Everything the facilitator offers, their words, presence, gestures, energy, and way of being, carries the potential to reflect something meaningful or sacred back to those in the space. This is not about being special. It is about becoming transparent enough that others can access a deeper experience of themselves. The reflection is not of us, but of what lives through the group in those moments.

 

Transparency in this context means the facilitator is not blocking the flow of what wants to arise. They are not performing, not presenting a curated version of themselves, and not trying to be impressive. Instead, they are attempting to be present, receptive, and attuned to the field. And they are consciously minimising the insertion of their own ego or agenda between the participant and the moment.

 

In that openness, the facilitator can become a kind of mirror, not one that reflects their own personality or ideas, but one that holds a clear, grounded space where others can feel seen, felt, or recognised by something deeper. When the facilitator is able to step aside from their own story enough, participants are more likely to project, intuit, or awaken something within themselves. In a subtle way, the facilitator becomes a vessel that helps others contact their own inner truth, rather than drawing attention toward the facilitator themselves.

 

It often takes me a few weeks to recover and regain my energy from facilitating retreats. Part of that process is grounding in the awareness that this is not who I am. Not the role. Not the myth. But of course, it is what I aspire to be. In truth, I'm just a flawed individual who has learned how to be a conduit for something meaningful for a short time, and then return to my own human messiness, like everyone else.

 

There’s a paradox many facilitators face, especially in spaces that touch the sacred. We are often seen, even momentarily, as something extraordinary. Held up. Projected onto. Sometimes idealised. But those perceptions rarely reflect the full truth of who we are. They reflect what someone experiences through us in that moment, a resonance, a remembrance, a spark of their own longing or awakening. And while it’s beautiful to witness that kind of recognition in someone’s eyes, it can be a trap if we start to believe it ourselves. Because the moment we identify with being special, we begin to separate ourselves from the very human truth that makes the work real.

 

What makes the work real is not the performance of wisdom, but the willingness to stay close to the truth of our own experience.

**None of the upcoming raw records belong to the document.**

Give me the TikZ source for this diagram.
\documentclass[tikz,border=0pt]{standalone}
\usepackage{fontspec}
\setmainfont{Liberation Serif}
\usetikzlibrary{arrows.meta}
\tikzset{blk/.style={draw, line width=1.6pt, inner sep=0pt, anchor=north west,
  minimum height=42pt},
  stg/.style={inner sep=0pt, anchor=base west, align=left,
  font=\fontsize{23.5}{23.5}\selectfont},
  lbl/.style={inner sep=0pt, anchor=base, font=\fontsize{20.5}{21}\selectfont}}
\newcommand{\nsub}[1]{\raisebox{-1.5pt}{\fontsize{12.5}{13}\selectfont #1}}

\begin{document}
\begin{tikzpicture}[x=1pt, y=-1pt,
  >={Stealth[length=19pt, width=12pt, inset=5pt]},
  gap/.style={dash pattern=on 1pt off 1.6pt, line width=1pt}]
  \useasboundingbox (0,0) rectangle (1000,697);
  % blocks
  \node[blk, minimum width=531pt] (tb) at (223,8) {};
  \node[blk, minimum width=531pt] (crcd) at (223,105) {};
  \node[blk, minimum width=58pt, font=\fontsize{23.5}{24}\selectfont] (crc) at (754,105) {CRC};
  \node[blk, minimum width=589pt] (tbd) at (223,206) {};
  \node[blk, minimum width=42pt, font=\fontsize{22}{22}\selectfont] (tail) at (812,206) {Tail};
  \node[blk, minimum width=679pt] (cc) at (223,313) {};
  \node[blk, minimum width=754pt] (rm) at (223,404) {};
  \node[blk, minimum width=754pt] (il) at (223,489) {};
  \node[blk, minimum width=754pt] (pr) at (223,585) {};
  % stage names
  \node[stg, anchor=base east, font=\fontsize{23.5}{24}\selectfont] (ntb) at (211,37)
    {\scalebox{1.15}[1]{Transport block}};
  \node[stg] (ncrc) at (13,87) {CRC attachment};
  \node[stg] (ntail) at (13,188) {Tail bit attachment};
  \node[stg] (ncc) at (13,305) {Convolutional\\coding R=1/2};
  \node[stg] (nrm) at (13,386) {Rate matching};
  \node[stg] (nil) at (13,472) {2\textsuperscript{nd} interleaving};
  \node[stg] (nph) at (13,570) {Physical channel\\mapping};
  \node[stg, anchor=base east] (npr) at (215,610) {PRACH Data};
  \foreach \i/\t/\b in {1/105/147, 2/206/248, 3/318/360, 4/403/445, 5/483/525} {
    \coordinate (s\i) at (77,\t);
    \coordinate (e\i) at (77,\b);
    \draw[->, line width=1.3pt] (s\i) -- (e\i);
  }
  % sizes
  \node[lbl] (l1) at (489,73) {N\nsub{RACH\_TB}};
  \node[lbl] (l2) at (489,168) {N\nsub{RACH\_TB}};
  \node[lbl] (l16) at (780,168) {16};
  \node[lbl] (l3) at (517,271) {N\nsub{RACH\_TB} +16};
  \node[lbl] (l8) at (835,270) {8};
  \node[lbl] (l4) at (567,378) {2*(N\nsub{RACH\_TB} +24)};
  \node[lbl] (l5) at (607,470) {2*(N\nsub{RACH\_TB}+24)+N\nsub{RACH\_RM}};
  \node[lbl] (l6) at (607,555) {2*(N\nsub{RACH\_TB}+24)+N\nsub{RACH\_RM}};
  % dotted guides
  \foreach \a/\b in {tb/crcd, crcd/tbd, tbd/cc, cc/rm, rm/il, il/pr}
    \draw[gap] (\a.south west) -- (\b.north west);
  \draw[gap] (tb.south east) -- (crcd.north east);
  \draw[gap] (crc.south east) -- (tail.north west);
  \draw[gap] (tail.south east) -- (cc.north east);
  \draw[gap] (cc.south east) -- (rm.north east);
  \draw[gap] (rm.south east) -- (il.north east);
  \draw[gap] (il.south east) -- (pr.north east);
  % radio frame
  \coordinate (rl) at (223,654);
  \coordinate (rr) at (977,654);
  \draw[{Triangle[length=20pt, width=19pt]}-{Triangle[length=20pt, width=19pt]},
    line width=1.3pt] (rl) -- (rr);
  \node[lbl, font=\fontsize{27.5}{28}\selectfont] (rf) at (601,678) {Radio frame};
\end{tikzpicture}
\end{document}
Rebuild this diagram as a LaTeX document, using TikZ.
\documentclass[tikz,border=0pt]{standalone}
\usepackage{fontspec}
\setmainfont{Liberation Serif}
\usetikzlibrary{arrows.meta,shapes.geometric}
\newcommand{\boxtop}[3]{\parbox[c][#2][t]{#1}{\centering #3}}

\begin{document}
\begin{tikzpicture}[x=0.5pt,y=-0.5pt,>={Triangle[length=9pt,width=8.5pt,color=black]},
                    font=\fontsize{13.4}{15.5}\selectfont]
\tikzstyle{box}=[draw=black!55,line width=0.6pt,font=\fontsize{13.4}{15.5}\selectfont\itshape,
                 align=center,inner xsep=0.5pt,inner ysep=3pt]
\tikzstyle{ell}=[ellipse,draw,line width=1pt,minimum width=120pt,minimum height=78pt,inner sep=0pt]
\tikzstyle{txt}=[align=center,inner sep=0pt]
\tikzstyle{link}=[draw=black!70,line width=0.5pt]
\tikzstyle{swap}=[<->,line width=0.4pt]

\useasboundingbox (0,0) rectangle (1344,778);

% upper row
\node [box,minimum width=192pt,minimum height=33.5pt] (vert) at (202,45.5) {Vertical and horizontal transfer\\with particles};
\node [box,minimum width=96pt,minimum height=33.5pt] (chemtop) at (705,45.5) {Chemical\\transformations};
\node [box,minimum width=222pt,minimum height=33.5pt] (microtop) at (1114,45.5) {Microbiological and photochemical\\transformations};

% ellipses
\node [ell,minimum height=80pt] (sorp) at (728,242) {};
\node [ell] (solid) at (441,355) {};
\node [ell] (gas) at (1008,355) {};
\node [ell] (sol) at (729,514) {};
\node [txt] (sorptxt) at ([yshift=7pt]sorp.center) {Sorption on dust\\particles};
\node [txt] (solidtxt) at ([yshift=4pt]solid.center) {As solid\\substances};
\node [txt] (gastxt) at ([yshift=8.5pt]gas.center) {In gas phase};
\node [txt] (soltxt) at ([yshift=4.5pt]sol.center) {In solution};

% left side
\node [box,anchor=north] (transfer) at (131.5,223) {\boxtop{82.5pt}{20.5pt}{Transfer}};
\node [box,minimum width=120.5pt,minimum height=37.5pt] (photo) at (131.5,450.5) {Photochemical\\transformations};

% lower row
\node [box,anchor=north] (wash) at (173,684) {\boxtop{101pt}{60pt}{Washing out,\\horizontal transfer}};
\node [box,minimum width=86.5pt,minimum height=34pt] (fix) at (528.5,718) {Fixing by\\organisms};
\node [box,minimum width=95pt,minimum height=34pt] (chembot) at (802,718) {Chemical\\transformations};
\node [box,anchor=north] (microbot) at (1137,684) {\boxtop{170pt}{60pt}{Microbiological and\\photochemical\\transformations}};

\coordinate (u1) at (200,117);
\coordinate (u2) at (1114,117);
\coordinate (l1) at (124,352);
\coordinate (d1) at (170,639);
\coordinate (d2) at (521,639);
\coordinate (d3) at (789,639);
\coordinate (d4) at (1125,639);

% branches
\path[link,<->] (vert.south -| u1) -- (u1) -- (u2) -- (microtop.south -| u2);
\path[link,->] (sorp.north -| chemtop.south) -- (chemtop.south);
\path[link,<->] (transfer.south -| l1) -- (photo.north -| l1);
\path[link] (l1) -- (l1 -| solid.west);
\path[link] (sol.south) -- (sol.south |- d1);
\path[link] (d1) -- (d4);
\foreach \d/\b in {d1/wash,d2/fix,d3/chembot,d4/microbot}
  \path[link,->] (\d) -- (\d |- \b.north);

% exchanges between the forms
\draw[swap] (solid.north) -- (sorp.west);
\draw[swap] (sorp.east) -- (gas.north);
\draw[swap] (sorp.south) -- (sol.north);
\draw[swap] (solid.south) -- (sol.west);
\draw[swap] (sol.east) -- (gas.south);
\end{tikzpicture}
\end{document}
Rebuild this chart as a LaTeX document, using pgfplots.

It lives in our capacity to hold space while still being in process ourselves. In the quiet moments before a session begins. In the discomfort of not knowing. In the courage to let something larger move through, even when we don't fully know the outcome. It’s the breath taken before speaking. The silence held instead of filling it. The choice to stay open when it would be easier to take control.

 

The work is real when it is alive, not rehearsed. When the facilitator is present, not perfect. That’s where the transmission happens, from within and between. And because of that, it’s essential that facilitators have someone to reflect with. A supervisor or mentor who can offer honest feedback and help us stay grounded in our own flaws and growth. Without that, it’s easy to get lost in the projection, or worse, start believing it.

 

When I first heard the song, I smiled, paused, and felt something stir. It was unexpected and slightly surreal to be seen in that way, stylised, symbolic, larger than life. But perhaps that is the nature of being a facilitator. At times, we are seen through the lens of someone else’s awakening. The image might not be accurate, but the feeling behind it often is.

 

That’s the paradox. We hold space for transformation, but we are also just fallible humans. We carry myths, but we are not the myth. What moves through us in those moments is not ours to claim, but something to be grateful for. And it does leave an imprint to learn from. This song was one of those imprints, a reflection shaped by the energy of a retreat, and by what lives in the shared field when we all allow something sacred to be embodied.

 

Thank you, Benny, Chen, and Eliana, for the reminder.